>> Begin

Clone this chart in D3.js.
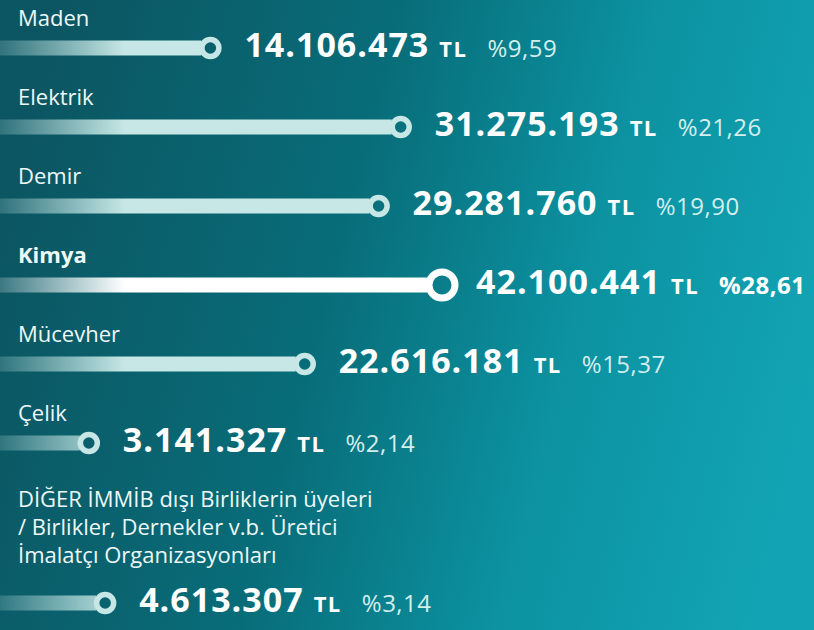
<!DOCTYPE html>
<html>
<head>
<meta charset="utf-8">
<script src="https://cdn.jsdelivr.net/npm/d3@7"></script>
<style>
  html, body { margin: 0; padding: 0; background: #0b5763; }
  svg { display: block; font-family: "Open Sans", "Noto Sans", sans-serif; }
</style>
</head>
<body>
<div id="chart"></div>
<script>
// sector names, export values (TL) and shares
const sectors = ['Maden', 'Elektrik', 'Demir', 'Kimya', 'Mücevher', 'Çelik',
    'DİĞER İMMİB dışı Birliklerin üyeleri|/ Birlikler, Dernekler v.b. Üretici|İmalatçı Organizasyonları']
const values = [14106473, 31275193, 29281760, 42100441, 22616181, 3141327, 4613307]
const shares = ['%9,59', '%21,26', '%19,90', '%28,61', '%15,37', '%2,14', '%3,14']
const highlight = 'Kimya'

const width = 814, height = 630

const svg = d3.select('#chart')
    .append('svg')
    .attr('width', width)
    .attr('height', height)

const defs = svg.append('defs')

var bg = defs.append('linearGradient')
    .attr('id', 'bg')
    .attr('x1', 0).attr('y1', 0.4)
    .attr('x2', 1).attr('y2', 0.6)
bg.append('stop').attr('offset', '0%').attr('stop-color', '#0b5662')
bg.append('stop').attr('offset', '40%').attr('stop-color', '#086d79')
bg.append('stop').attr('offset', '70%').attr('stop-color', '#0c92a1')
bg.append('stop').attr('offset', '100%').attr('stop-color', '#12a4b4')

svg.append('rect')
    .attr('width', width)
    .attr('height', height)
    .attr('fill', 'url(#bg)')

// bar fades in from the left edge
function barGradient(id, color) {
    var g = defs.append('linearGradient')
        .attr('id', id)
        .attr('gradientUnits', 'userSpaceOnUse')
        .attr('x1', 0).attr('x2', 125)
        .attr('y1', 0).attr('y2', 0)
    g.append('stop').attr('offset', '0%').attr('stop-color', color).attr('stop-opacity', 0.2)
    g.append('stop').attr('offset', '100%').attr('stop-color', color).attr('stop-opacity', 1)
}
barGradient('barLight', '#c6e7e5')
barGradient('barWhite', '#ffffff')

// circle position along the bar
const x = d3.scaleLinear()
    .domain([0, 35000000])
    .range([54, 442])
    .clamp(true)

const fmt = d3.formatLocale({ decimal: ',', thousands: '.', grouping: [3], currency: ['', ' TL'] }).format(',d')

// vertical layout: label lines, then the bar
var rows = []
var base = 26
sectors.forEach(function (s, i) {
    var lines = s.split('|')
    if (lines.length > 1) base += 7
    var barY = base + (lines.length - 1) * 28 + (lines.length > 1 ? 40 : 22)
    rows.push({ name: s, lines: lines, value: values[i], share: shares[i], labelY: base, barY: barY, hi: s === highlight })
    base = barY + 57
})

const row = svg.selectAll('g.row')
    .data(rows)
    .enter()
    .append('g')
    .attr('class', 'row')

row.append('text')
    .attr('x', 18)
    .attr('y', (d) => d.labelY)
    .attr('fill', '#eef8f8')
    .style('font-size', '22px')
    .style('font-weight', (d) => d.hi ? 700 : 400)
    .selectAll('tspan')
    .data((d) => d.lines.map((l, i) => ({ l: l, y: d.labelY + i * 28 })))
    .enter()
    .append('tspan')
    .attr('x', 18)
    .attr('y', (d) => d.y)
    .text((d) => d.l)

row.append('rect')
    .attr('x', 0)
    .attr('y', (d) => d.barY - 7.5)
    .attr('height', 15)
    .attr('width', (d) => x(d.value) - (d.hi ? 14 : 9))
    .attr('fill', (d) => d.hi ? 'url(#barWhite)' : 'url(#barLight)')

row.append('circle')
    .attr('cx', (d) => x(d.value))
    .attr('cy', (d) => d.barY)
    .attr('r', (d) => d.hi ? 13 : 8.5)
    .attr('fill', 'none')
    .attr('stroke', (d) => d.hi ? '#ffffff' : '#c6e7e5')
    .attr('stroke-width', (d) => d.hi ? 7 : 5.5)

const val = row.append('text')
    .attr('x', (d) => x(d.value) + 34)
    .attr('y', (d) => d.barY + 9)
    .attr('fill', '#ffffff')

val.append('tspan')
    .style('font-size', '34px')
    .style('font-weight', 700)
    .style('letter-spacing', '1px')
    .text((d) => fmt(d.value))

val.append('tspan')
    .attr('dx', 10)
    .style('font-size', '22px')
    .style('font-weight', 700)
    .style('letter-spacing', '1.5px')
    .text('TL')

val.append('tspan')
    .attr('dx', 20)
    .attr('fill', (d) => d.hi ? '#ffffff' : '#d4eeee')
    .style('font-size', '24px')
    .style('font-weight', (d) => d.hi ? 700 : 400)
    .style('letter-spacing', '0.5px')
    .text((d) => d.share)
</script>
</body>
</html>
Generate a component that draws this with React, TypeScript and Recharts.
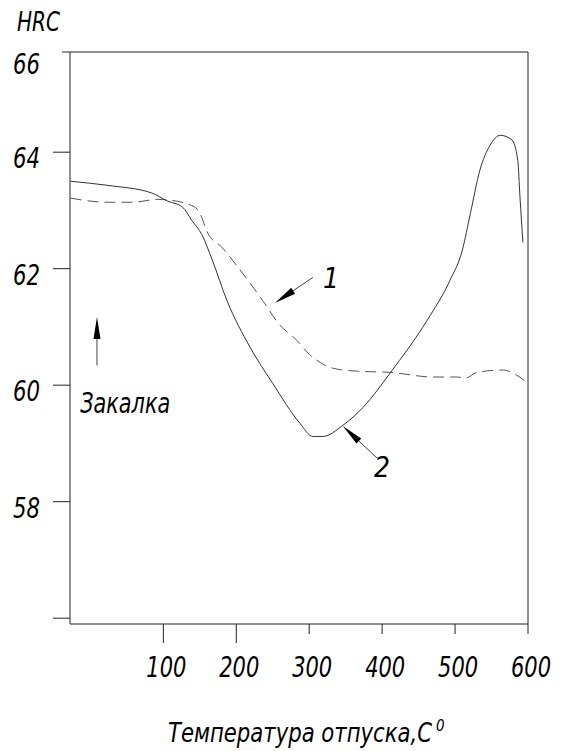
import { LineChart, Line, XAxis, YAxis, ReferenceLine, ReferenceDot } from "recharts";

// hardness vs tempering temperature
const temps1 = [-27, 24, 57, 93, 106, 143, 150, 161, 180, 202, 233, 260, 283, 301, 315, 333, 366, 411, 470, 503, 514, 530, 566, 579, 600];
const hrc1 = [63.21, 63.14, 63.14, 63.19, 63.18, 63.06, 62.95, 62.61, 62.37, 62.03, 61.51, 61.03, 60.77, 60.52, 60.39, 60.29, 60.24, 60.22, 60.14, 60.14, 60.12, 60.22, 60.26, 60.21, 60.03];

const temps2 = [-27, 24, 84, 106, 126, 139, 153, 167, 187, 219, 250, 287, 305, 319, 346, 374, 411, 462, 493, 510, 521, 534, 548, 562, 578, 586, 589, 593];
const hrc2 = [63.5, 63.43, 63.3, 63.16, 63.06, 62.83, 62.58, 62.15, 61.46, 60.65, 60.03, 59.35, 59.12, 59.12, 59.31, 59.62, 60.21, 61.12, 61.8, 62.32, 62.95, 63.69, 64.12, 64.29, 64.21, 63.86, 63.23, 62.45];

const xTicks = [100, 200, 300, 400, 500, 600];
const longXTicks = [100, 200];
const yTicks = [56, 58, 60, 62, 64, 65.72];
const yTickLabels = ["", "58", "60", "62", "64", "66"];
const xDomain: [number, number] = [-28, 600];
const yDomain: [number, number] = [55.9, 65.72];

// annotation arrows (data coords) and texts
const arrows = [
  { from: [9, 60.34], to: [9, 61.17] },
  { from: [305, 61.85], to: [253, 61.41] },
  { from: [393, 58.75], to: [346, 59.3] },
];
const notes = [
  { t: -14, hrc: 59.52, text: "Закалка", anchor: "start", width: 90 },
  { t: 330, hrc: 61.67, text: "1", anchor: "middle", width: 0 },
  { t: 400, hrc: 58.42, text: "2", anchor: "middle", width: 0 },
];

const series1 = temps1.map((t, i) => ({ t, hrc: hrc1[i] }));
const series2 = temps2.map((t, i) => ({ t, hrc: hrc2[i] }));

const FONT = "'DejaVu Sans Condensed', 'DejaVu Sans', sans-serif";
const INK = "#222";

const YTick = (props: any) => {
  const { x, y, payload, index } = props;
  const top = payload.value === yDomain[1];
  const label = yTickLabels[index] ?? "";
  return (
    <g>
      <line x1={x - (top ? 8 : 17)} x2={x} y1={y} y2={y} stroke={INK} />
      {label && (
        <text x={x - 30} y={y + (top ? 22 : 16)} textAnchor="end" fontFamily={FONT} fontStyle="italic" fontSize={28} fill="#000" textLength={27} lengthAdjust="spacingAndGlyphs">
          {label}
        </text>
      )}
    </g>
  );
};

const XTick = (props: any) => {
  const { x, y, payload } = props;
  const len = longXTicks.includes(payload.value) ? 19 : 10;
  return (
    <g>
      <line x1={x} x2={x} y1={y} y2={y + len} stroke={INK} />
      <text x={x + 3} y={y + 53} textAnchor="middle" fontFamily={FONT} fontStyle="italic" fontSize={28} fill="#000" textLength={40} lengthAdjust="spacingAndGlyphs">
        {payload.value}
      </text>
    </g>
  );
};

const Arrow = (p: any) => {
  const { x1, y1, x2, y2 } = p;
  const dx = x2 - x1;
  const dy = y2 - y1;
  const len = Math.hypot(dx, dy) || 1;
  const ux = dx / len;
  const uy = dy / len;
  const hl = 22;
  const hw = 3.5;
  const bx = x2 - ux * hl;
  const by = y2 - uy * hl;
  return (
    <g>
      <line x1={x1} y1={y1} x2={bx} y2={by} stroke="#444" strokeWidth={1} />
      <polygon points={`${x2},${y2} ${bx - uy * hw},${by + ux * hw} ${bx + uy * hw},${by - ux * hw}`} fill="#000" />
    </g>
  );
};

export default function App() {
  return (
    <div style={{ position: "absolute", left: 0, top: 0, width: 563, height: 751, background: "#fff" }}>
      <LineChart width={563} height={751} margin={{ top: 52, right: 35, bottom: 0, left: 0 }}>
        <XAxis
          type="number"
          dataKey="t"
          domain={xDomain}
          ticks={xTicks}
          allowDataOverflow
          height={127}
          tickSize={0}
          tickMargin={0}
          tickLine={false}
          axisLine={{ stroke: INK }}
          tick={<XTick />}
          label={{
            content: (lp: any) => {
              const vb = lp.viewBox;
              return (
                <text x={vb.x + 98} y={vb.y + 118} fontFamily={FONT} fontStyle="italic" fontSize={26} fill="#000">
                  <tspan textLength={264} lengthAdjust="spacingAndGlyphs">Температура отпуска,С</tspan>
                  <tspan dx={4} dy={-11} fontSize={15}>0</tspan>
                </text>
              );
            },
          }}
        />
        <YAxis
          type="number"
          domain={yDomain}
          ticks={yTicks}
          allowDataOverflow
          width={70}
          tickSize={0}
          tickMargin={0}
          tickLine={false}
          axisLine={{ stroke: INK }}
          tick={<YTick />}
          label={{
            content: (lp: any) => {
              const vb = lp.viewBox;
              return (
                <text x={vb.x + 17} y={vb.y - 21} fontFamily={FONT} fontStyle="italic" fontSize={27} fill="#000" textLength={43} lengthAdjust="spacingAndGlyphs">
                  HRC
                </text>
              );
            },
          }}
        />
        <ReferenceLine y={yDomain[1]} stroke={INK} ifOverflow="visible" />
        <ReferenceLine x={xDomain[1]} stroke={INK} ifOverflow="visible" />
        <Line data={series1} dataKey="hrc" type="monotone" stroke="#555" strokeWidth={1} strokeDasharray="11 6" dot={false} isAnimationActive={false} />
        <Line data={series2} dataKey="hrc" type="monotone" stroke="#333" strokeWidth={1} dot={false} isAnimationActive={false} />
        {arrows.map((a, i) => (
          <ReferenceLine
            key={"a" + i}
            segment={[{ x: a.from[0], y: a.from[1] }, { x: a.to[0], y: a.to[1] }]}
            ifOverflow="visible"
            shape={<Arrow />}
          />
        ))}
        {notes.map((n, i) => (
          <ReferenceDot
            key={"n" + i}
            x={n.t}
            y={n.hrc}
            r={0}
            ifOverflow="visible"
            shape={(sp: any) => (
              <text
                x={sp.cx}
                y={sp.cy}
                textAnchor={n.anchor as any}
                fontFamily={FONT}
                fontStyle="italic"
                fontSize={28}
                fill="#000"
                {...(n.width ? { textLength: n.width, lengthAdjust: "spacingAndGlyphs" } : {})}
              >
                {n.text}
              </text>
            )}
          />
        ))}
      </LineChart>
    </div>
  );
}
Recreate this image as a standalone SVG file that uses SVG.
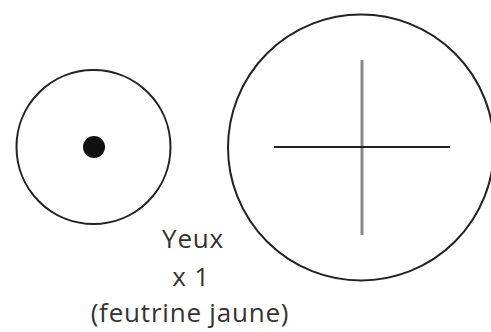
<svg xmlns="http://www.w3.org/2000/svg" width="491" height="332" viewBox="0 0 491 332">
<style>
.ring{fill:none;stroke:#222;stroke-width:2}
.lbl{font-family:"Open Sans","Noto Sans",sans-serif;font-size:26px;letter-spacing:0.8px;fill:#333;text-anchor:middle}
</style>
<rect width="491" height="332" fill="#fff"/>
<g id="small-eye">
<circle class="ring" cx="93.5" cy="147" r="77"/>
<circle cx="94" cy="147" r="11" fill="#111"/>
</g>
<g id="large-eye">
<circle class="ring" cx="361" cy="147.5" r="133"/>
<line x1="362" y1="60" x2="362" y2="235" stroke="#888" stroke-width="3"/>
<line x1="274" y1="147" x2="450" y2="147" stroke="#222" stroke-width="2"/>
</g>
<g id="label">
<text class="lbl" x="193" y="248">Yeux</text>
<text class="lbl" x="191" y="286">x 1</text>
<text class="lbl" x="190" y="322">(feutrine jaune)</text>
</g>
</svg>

>> End

→ **TASK TO COMPLETE**: Please retype the lines from the one that contains "Recreate this image" to the final line of the records, both included, exactly as written and without any pictures.

→ **COMPLETE ANSWER**:
Recreate this image as a standalone SVG file that uses SVG.
<svg xmlns="http://www.w3.org/2000/svg" width="491" height="332" viewBox="0 0 491 332">
<style>
.ring{fill:none;stroke:#222;stroke-width:2}
.lbl{font-family:"Open Sans","Noto Sans",sans-serif;font-size:26px;letter-spacing:0.8px;fill:#333;text-anchor:middle}
</style>
<rect width="491" height="332" fill="#fff"/>
<g id="small-eye">
<circle class="ring" cx="93.5" cy="147" r="77"/>
<circle cx="94" cy="147" r="11" fill="#111"/>
</g>
<g id="large-eye">
<circle class="ring" cx="361" cy="147.5" r="133"/>
<line x1="362" y1="60" x2="362" y2="235" stroke="#888" stroke-width="3"/>
<line x1="274" y1="147" x2="450" y2="147" stroke="#222" stroke-width="2"/>
</g>
<g id="label">
<text class="lbl" x="193" y="248">Yeux</text>
<text class="lbl" x="191" y="286">x 1</text>
<text class="lbl" x="190" y="322">(feutrine jaune)</text>
</g>
</svg>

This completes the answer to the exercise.